Praveen Patel (Ram Kapoor) is a deeply disatisfied Gujarati grocery owner store in Kuala Lumpur. His wife prefers the chants of religious hyms to his endearments. His son has an enviably low-witted swimwear model-type girlfriend. Praveen Patel has no other interest in the world than to gaze upon photos and videos of oomphy Bollywood star Shanaya (Leone). Since Ram Kapoor insists on vocalising every emotion and straining his vocal chords to the maximum permissible limit, every one of Praveen Patel's actions is rather loud.
More high decibels ensue when, after a series of events more convoluted than the most convoluted Kama Sutra position, Shanaya comes to live in Praveen's house. He has managed to temporarily send away his wife since he is pretending to be single, and has also persuaded his son and girlfriend to pose as his aged parents. Of course, Shanaya, despite her tendency to wear clothes that allow viewers to measure her curvature with their bare eyes, turns out to be a good soul. How dare you assume that I am a woman of easy virtue just because I act in films, she admonishes Praveen, who can barely keep his eyes from straying below her neck.
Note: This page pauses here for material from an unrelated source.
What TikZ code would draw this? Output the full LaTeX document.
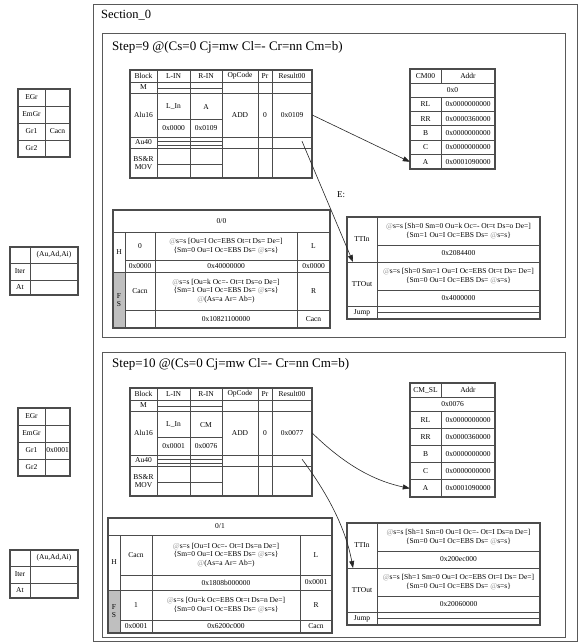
\documentclass[tikz,border=0pt]{standalone}
\usepackage{fontspec}
\setmainfont{Liberation Serif}
\usetikzlibrary{arrows.meta}
\newcommand\gat{\textcolor{black!40}{@}}

% Block / L-IN / R-IN / OpCode table: #1 prefix, #2 top, #3 left value, #4 right name, #5 right value, #6 result
\newcommand\blocktab[6]{%
 \begin{scope}[shift={(0,#2)}]
  \draw[tbl] (130,0) rectangle (312,108);
  \foreach \yy in {12,23,67,78} \draw[rule] (130,\yy) -- (312,\yy);
  \foreach \xx in {157,190,222,258,272} \draw[rule] (\xx,0) -- (\xx,108);
  \foreach \yy in {18,49,71,75,94} \draw[thin rule] (157,\yy) -- (222,\yy);
  \node[cellt] (#1blk) at (143.5,6) {Block};
  \node[cellt] (#1lh) at (173.5,6) {L-IN};
  \node[cellt] (#1rh) at (206,6) {R-IN};
  \node[cellt] (#1oh) at (240,6) {OpCode};
  \node[cellt] (#1ph) at (265,6) {Pr};
  \node[cellt] (#1resh) at (292,6) {Result00};
  \node[cellt] (#1m) at (143.5,17.5) {M};
  \node[cellt] (#1alu) at (143.5,45) {Alu16};
  \node[cellt] (#1ln) at (173.5,37) {L\_In};
  \node[cellt] (#1lv) at (173.5,58) {#3};
  \node[cellt] (#1rn) at (206,37) {#4};
  \node[cellt] (#1rv) at (206,58) {#5};
  \node[cellt] (#1op) at (240,45) {ADD};
  \node[cellt] (#1pr) at (265,45) {0};
  \node[cellt,minimum width=40pt,minimum height=44pt] (#1res) at (292,45) {#6};
  \node[cellt] (#1au) at (143.5,72.5) {Au40};
  \node[cellt] (#1bs) at (143.5,93) {BS\&R\\MOV};
 \end{scope}}

% register table: #1 prefix, #2 top, #3 title, #4 address, #5 row height
\newcommand\cmtab[5]{%
 \begin{scope}[shift={(0,#2)}]
  \pgfmathsetmacro\rh{#5}
  \draw[tbl] (410,0) rectangle (495,28+5*\rh);
  \draw[rule] (410,14) -- (495,14);
  \draw[rule] (410,28) -- (495,28);
  \foreach \k in {1,...,4} \draw[rule] (410,28+\k*\rh) -- (495,28+\k*\rh);
  \draw[rule] (441,0) -- (441,14);
  \draw[rule] (441,28) -- (441,28+5*\rh);
  \node[cellt] (#1t) at (425.5,7) {#3};
  \node[cellt] (#1addr) at (468,7) {Addr};
  \node[cellt] (#1a0) at (452.5,21) {#4};
  \foreach \nm/\val [count=\k] in {RL/0x0000000000,RR/0x0000360000,B/0x0000000000,C/0x0000000000}
   {\node[cellt] (#1n\k) at (425.5,28+\k*\rh-0.5*\rh) {\nm};
    \node[cellt] (#1v\k) at (468,28+\k*\rh-0.5*\rh) {\val};}
  \node[cellt,minimum width=31pt] (#1A) at (425.5,28+4.5*\rh) {A};
  \node[cellt] (#1vA) at (468,28+4.5*\rh) {0x0001090000};
 \end{scope}}

% transfer table: #1 prefix, #2 top, #3 in text, #4 in value, #5 out text, #6 out value
\newcommand\tttab[6]{%
 \begin{scope}[shift={(0,#2)}]
  \draw[tbl] (347,0) rectangle (540,102);
  \draw[rule] (347,45) -- (540,45);
  \draw[rule] (347,89) -- (540,89);
  \draw[rule] (377,28) -- (540,28);
  \draw[rule] (377,73) -- (540,73);
  \draw[thin rule] (377,95) -- (540,95);
  \draw[rule] (377,0) -- (377,102);
  \node[cellt] (#1in) at (362,22.5) {TTIn};
  \node[cellt] (#1it) at (458.5,14) {#3};
  \node[cellt] (#1iv) at (458.5,36.5) {#4};
  \node[cellt] (#1out) at (362,67) {TTOut};
  \node[cellt] (#1ot) at (458.5,59) {#5};
  \node[cellt] (#1ov) at (458.5,81) {#6};
  \node[cellt] (#1j) at (362,95.5) {Jump};
  \coordinate (#1split) at (353,45);
 \end{scope}}

% group table at the left margin: #1 prefix, #2 top, #3 Gr1 value
\newcommand\grtab[3]{%
 \begin{scope}[shift={(0,#2)}]
  \draw[tbl] (18,0) rectangle (70,68);
  \foreach \yy in {17,34,51} \draw[rule] (18,\yy) -- (70,\yy);
  \draw[rule] (45,0) -- (45,68);
  \node[sidet] (#1e) at (31.5,8.5) {EGr};
  \node[sidet] (#1em) at (31.5,25.5) {EmGr};
  \node[sidet] (#1g1) at (31.5,42.5) {Gr1};
  \node[sidet] (#1g1v) at (57.5,42.5) {#3};
  \node[sidet] (#1g2) at (31.5,59.5) {Gr2};
 \end{scope}}

% iteration table at the left margin: #1 prefix, #2 top
\newcommand\ittab[2]{%
 \begin{scope}[shift={(0,#2)}]
  \draw[tbl] (10,0) rectangle (78,48);
  \draw[rule] (10,16) -- (78,16);
  \draw[rule] (10,33) -- (78,33);
  \draw[rule] (30,0) -- (30,48);
  \node[sidet] (#1h) at (54,8) {(Au,Ad,Ai)};
  \node[sidet] (#1it) at (20,24.5) {Iter};
  \node[sidet] (#1at) at (20,40.5) {At};
 \end{scope}}

\begin{document}
\begin{tikzpicture}[x=1pt,y=-1pt,
  box/.style={draw=black!65,line width=1pt},
  tbl/.style={draw=black!70,line width=1.2pt},
  rule/.style={draw=black!70,line width=0.7pt},
  thin rule/.style={draw=black!70,line width=0.45pt},
  cellt/.style={font=\fontsize{7.5}{8.5}\selectfont,inner sep=0pt,align=center},
  sidet/.style={font=\fontsize{7.5}{8.5}\selectfont,inner sep=0pt,align=center},
  title/.style={font=\fontsize{12.5}{14}\selectfont,anchor=west,inner sep=0pt},
  link/.style={draw=black!85,line width=0.6pt,-{Triangle[length=7pt,width=5pt]}},
]
\useasboundingbox[fill=white] (0,0) rectangle (579,643);

% section frame and step frames
\draw[box] (93,4) rectangle (577,641);
\node[title] (sec) at (101,15) {Section\_0};
\draw[box] (102,33) rectangle (565,337);
\node[title,font=\fontsize{13}{15}\selectfont] (s9) at (112,47) {Step=9 @(Cs=0 Cj=mw Cl=- Cr=nn Cm=b)};
\draw[box] (102,352) rectangle (565,637);
\node[title,font=\fontsize{13}{15}\selectfont] (s10) at (112,364) {Step=10 @(Cs=0 Cj=mw Cl=- Cr=nn Cm=b)};

% ---------- step 9 ----------
\blocktab{b9}{70}{0x0000}{A}{0x0109}{0x0109}
\cmtab{c9}{69}{CM00}{0x0}{14.4}
\tttab{t9}{217}
 {\gat s=s [Sh=0 Sm=0 Ou=k Oc=- Ot=t Ds=o De=]\\\{Sm=1 Ou=I Oc=EBS Ds= \gat s=s\}}{0x2084400}
 {\gat s=s [Sh=0 Sm=1 Ou=I Oc=EBS Ot=t Ds= De=]\\\{Sm=0 Ou=I Oc=EBS Ds= \gat s=s\}}{0x4000000}

\fill[black!25] (113,272) rectangle (125,328);
\draw[tbl] (113,210) rectangle (330,328);
\draw[rule] (113,232) -- (330,232);
\draw[rule] (113,272) -- (330,272);
\draw[rule] (125,260) -- (330,260);
\draw[rule] (125,310) -- (330,310);
\foreach \xx in {125,155,297} \draw[rule] (\xx,232) -- (\xx,328);
\node[cellt] (z0t) at (221.5,221) {0/0};
\node[cellt] (z0H) at (119,252) {H};
\node[cellt] (z0F) at (119,300) {F\\S};
\node[cellt] (z0a) at (140,246) {0};
\node[cellt] (z0b) at (226,246) {\gat s=s [Ou=I Oc=EBS Ot=t Ds= De=]\\\{Sm=0 Ou=I Oc=EBS Ds= \gat s=s\}};
\node[cellt] (z0c) at (313.5,246) {L};
\node[cellt] (z0d) at (140,266) {0x0000};
\node[cellt] (z0e) at (226,266) {0x40000000};
\node[cellt] (z0f) at (313.5,266) {0x0000};
\node[cellt] (z0g) at (140,291) {Cacn};
\node[cellt] (z0h) at (226,291) {\gat s=s [Ou=k Oc=- Ot=t Ds=o De=]\\\{Sm=1 Ou=I Oc=EBS Ds= \gat s=s\}\\\gat(As=a Ar= Ab=)};
\node[cellt] (z0i) at (313.5,291) {R};
\node[cellt] (z0j) at (226,319) {0x10821100000};
\node[cellt] (z0k) at (313.5,319) {Cacn};

\grtab{g9}{89}{Cacn}
\ittab{i9}{247}

\draw[link] (b9res.east) -- (c9A.west);
\draw[link] ([xshift=10pt,yshift=-4pt]b9res.south) -- (t9split);
\node[cellt,font=\fontsize{9}{10}\selectfont] (e9) at (341,195) {E:};

% ---------- step 10 ----------
\blocktab{b10}{388}{0x0001}{CM}{0x0076}{0x0077}
\cmtab{c10}{383}{CM\_SL}{0x0076}{17.2}
\tttab{t10}{523}
 {\gat s=s [Sh=1 Sm=0 Ou=I Oc=- Ot=I Ds=n De=]\\\{Sm=0 Ou=I Oc=EBS Ds= \gat s=s\}}{0x200ec000}
 {\gat s=s [Sh=1 Sm=0 Ou=I Oc=EBS Ot=I Ds= De=]\\\{Sm=0 Ou=I Oc=EBS Ds= \gat s=s\}}{0x20060000}

\fill[black!25] (108,590) rectangle (120,633);
\draw[tbl] (108,518) rectangle (332,633);
\draw[rule] (108,535) -- (332,535);
\draw[rule] (108,590) -- (332,590);
\draw[rule] (120,575) -- (332,575);
\draw[rule] (120,620) -- (332,620);
\foreach \xx in {120,152,300} \draw[rule] (\xx,535) -- (\xx,633);
\node[cellt] (z1t) at (220,526.5) {0/1};
\node[cellt] (z1H) at (114,562) {H};
\node[cellt] (z1F) at (114,611) {F\\S};
\node[cellt] (z1a) at (136,555) {Cacn};
\node[cellt] (z1b) at (226,555) {\gat s=s [Ou=I Oc=- Ot=I Ds=n De=]\\\{Sm=0 Ou=I Oc=EBS Ds= \gat s=s\}\\\gat(As=a Ar= Ab=)};
\node[cellt] (z1c) at (316,555) {L};
\node[cellt] (z1e) at (226,582.5) {0x1808b000000};
\node[cellt] (z1f) at (316,582.5) {0x0001};
\node[cellt] (z1g) at (136,605) {1};
\node[cellt] (z1h) at (226,605) {\gat s=s [Ou=k Oc=EBS Ot=t Ds=n De=]\\\{Sm=0 Ou=I Oc=EBS Ds= \gat s=s\}};
\node[cellt] (z1i) at (316,605) {R};
\node[cellt] (z1j) at (136,626.5) {0x0001};
\node[cellt] (z1k) at (226,626.5) {0x6200c000};
\node[cellt] (z1l) at (316,626.5) {Cacn};

\grtab{g10}{408}{0x0001}
\ittab{i10}{550}

\draw[link] (b10res.east) .. controls (350,470) and (380,482) .. (c10A.west);
\draw[link] ([xshift=10pt,yshift=-4pt]b10res.south) .. controls (325,490) and (345,525) .. (t10split);
\end{tikzpicture}
\end{document}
This line is also aimed at Leone detractors, who are sceptical of the one-time porn actor's attempts to reinvent her image in Bollywood. Leone gyrates and pouts with more vigour than in her recent release, Ek Paheli Leela, but she still cannot act. Besides, the only reason she is in the movie is to provide an excuse for suggestive dialogue, dance sequences involving violent chest thrusts and and hip shakes, and revealing costumes. Like Praveen Patel, Dholakia too, is not interested in much else. The writing is risible, the acting sub-par and the whole premise too ineptly handled to be offensive.